Well, that association is now coming into being, since
Mollison is visiting the United States once again, to build
a foundation for the "expanding pyramid of functional
design knowledge" that he's envisioned for years.
Accompanied by Andrew Jeeves, another resident of Tagari
the village in Tasmania, where members of the Permaculture
Institute live and work), Mollison has spent much of this
year touring North America and conducting permaculture
design workshops in North Carolina, Kentucky, New
Hampshire, and California. As a result of those
undertakings, there will be—by this winter—over
100 trained permaculture designers in the United States . .

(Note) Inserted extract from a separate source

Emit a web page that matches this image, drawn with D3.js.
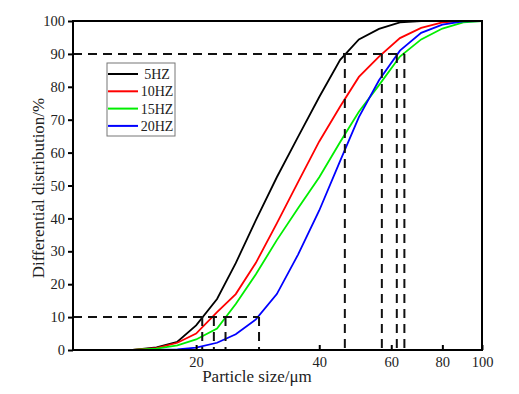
<!DOCTYPE html>
<html lang="en">
<head>
    <meta charset="UTF-8">
    <title>particle size distribution</title>
    <script src="https://d3js.org/d3.v7.min.js"></script>
    <style>
        body{
            margin: 0;
            background: #ffffff;
        }
        text{
            font-family: "Liberation Serif", "Times New Roman", serif;
            fill: #222;
        }
    </style>
</head>
<body>
<svg id="main" width="519" height="394"></svg>
<script>
    // particle sizes (um) where the cumulative curves are read
    let sizes = [10, 14, 16, 18, 20, 22.5, 25, 28, 31.5, 35.5, 40, 45, 50, 56, 63, 71, 80, 90, 100]
    let hz5  = [0, 0, 0.8, 2.5, 7.5, 15.5, 26.4, 39.5, 52.5, 64.8, 76.9, 88.2, 94.4, 97.6, 99.6, 100, 100, 100, 100]
    let hz10 = [0, 0, 0.6, 2.2, 5, 11.5, 17, 26.5, 38.5, 51, 63.4, 74, 83, 89.2, 94.8, 97.9, 99.6, 100, 100]
    let hz15 = [0, 0, 0.4, 1.4, 3.2, 6.5, 14, 23, 33.4, 43.1, 52.5, 63.2, 72.4, 80.5, 89.2, 94.4, 97.7, 99.6, 100]
    let hz20 = [0, 0, 0, 0.2, 0.7, 2.2, 4.8, 9.3, 17, 29, 42.4, 57.5, 70.8, 82, 91, 96.4, 98.9, 99.9, 100]
    let seriesNames = ["5HZ", "10HZ", "15HZ", "20HZ"]
    let seriesColors = ["#000000", "#ff0000", "#00ee00", "#0000ff"]
    // D10 and D90 values for each series
    let d10 = [20.7, 22.1, 23.6, 28.5]
    let d90 = [46.2, 56.9, 61.9, 64.6]
    let xTicks = [20, 40, 60, 80, 100]
    let yTicks = [0, 10, 20, 30, 40, 50, 60, 70, 80, 90, 100]

    let svg = d3.select("#main")
    let mLeft = 73, mRight = 482, mTop = 21, mBottom = 350

    let x = d3.scaleLog().domain([10, 100]).range([mLeft, mRight])
    let y = d3.scaleLinear().domain([0, 100]).range([mBottom, mTop])

    // curves
    let allSeries = [hz5, hz10, hz15, hz20]
    let line = d3.line()
        .x((d, i) => x(sizes[i]))
        .y(d => y(d))
    allSeries.forEach(function (s, k) {
        svg.append("path")
            .attr("d", line(s))
            .attr("fill", "none")
            .attr("stroke", seriesColors[k])
            .attr("stroke-width", 1.8)
    })

    // dashed guides for D10 / D90
    let dash = "9,6"
    function guides(levels, level) {
        svg.append("line")
            .attr("x1", x(10)).attr("x2", x(d3.max(levels)))
            .attr("y1", y(level)).attr("y2", y(level))
            .attr("stroke", "#111").attr("stroke-width", 2)
            .attr("stroke-dasharray", dash)
        levels.forEach(function (v) {
            svg.append("line")
                .attr("x1", x(v)).attr("x2", x(v))
                .attr("y1", y(level)).attr("y2", y(0))
                .attr("stroke", "#111").attr("stroke-width", 2)
                .attr("stroke-dasharray", dash)
        })
    }
    guides(d10, 10)
    guides(d90, 90)

    // frame
    svg.append("rect")
        .attr("x", mLeft).attr("y", mTop)
        .attr("width", mRight - mLeft).attr("height", mBottom - mTop)
        .attr("fill", "none")
        .attr("stroke", "#000")
        .attr("stroke-width", 2)

    // y axis ticks, pointing out
    let yAxis = svg.append("g")
        .attr("transform", "translate(" + mLeft + ",0)")
        .call(d3.axisLeft(y).tickValues(yTicks).tickSize(5).tickPadding(3).tickFormat(d3.format("d")))
    yAxis.select(".domain").remove()
    yAxis.selectAll("line").attr("stroke-width", 2)
    yAxis.selectAll("text").style("font-size", "14.5px").style("font-family", "Liberation Serif")

    // x axis ticks, pointing in
    let xAxis = svg.append("g")
        .attr("transform", "translate(0," + mBottom + ")")
        .call(d3.axisBottom(x).tickValues(xTicks).tickSizeInner(-5).tickSizeOuter(0).tickPadding(7).tickFormat(d3.format("d")))
    xAxis.select(".domain").remove()
    xAxis.selectAll("line").attr("stroke-width", 2)
    xAxis.selectAll("text").style("font-size", "14.5px").style("font-family", "Liberation Serif")

    // axis titles
    svg.append("text")
        .attr("x", 257)
        .attr("y", 382)
        .attr("text-anchor", "middle")
        .style("font-size", "17px")
        .text("Particle size/μm")
    svg.append("text")
        .attr("transform", "translate(44,188) rotate(-90)")
        .attr("text-anchor", "middle")
        .style("font-size", "17px")
        .text("Differential distribution/%")

    // legend
    let legend = svg.append("g").attr("transform", "translate(107,63)")
    legend.append("rect")
        .attr("width", 68).attr("height", 73)
        .attr("fill", "#fff")
        .attr("stroke", "#777")
        .attr("stroke-width", 1)
    seriesNames.forEach(function (name, k) {
        let ly = 11 + k * 17.3
        legend.append("line")
            .attr("x1", 1).attr("x2", 31)
            .attr("y1", ly).attr("y2", ly)
            .attr("stroke", seriesColors[k])
            .attr("stroke-width", 2)
        legend.append("text")
            .attr("x", 50).attr("y", ly + 5)
            .attr("text-anchor", "middle")
            .style("font-size", "14px")
            .text(name)
    })
</script>
</body>
</html>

. including MOTHER staffer Larry Hollar.
Last spring, Larry attended an intensive ten-day seminar
sponsored by the Long Branch Environmental Education Center
in Leicester, North Carolina . .. in which the participants
spent approximately eight hours each day immersed in
readings, reports, and field work related to permanent
agriculture. On the first day of the workshop, the aspiring
designers heard the only pessimistic lecture of the entire
course: a review of the problems facing our world's food
production systems. Mollison argued that such disturbing
phenomena as deforestation, loss of topsoil, desert
encroachment, and water pollution demonstrate the need to
change our present monocultural methods ... which, he said,
are largely responsible for the alarming conditions.